On 1 June 2011 21:35, Nathan nawrich@gmail.com wrote:
Forgive me if I find these resolutions rather toothless; this is another in a string of board resolutions that simply "urge the projects." I'd love to understand what the Board thinks such resolutions will accomplish. I understand there are legal constraints on the ability of the Foundation to exercise control over content, but these "urgings" are weakly stated even compared to other Foundation content resolutions (c.f. the licensing policy). Statements of principle are all well and good, but when community positions are firmly entrenched they are likely to have little impact. In the area of images of identifiable subjects, I suspect the WMF will need to be sued over a particularly vicious set of circumstances before substantial progress will be made, and that is disappointing.

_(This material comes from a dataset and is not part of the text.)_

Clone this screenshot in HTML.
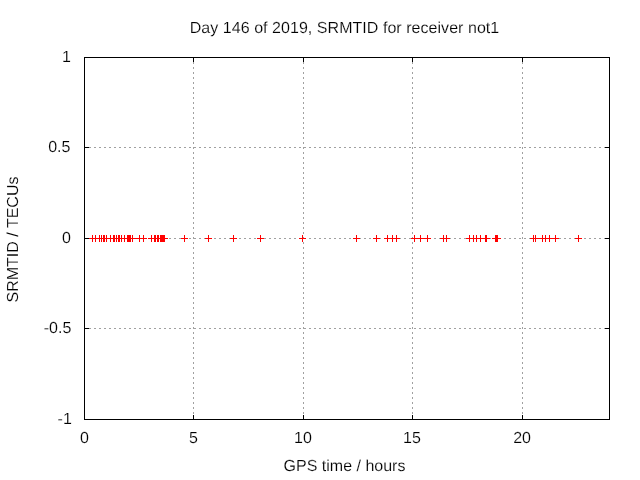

I agree. This is a very disappointing conclusion to a very long and expensive process. The only real resolution was to create a software feature that was proposed many times before the formal process started and had quite wide support too, so could have just been implemented.
The reason we needed this complex process is because the community was unable to sort the problem out on its own. A few urgings aren't going to make any difference. Those kind of urgings only work when they come from an individual or group with a lot of trust and respect that people think probably knows better than them. I'm sorry to say that the WMF board is not such a group (although that's mostly because the community largely doesn't know anything about them, rather than because they've done anything wrong).